Well that makes sense. We all piled out of the car and headed into the bank. First thing we saw was a huge escalator that took you up to the second floor. Mom told us to stay off the escalator. We followed her over to the bank teller. We stood by her side as long as a kid-humanly possible. Brother was the first to walk right over to the big escalator. Sister and I quietly slid over to where he was playing on the steps. He was trying to run up the escalator that was coming down. We all three jumped on the escalator going up. Then we rode it down. How is this hurting anyone? We are using these moving stairs appropriately.

Once at the bottom of the escalator Brother went back to trying to run up the down escalator. It was exhausitng watching his short legs move quickly. He could only get to the second step then he would land right back on the floor. Sister and I were watching him wanting to try, but there was only room for one kid to do this without falling. Sister began to tell Brother it was her turn when he came back to the floor on like his hundredth jump. But something happened! He couldn’t move his feet to jump again.

Before we knew it Brother was pulled to the bottom step of the escalator and floor. The escalator was eating him. Sister screamed, “Get up!”

Brother hollered, “I can’t, it’s got my shoelace!”

This commotion disrupted the quiet bank as I was pulling on Brother to get him out of the escalator’s teeth. The more I pulled the harder the escalator pulled. The medal step was scratching his leg and the shoelace was disappearing into the stairs getting closer and closer to his foot. It was going to suck him right under there. I pulled one more time as hard as I could, and his foot came out of his shoes. By this time, we had an audience of concerned customers, bank employees and mom. Mom did not looked concerned; there was that scrowl we saw when we had really messed up.

Someone turned off the escalator and pulled Brother’s shoe out from the mighty grip of the teeth from the stairs. Brother’s leg was bleeding but not dripping thank goodness. Mom’s response to us was, “I told you not to play on the escalator. Now look what you’ve done. Get in the car and get your shoe, you’re fine.”
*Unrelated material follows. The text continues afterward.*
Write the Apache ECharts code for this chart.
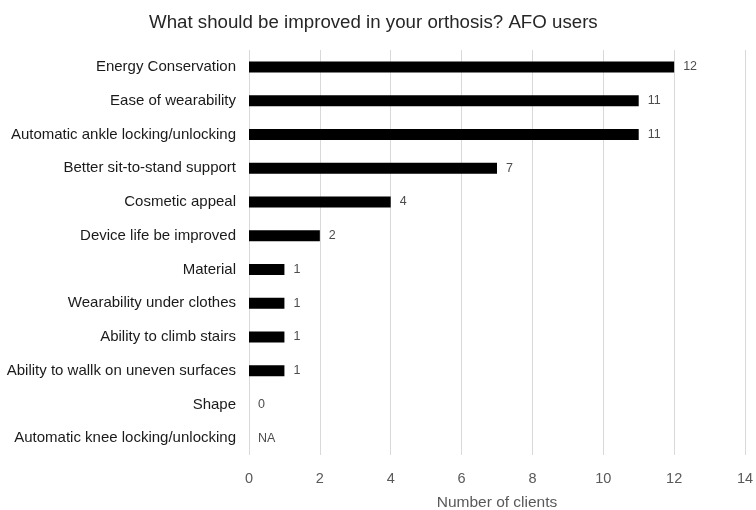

So much for the library or Dairy Queen. It was going to be grill cheeses and Cheetos with Granny’s reader digest books. Oh well, we didn’t want our shoes on anyway.

Children obey your parents in the Lord, for this is right.  Honor your father and mother” (which is the first commandment with a promise),  that it may go well with you and that you may have a long life on the earth Fathers, do not provoke your children to anger; instead, bring them up in the discipline and instruction of the Lord.  Ephesians 6: 1-4

Mom was 99.9% right in the rules and expectations she put on us. As kids, teenagers, young adults, and adults you will find your own way. Even if it does stray off the path of living for God, you will find your way home and remember God’s love and your parent’s love is unconditional and the prayers will never stop, even when you think your grown.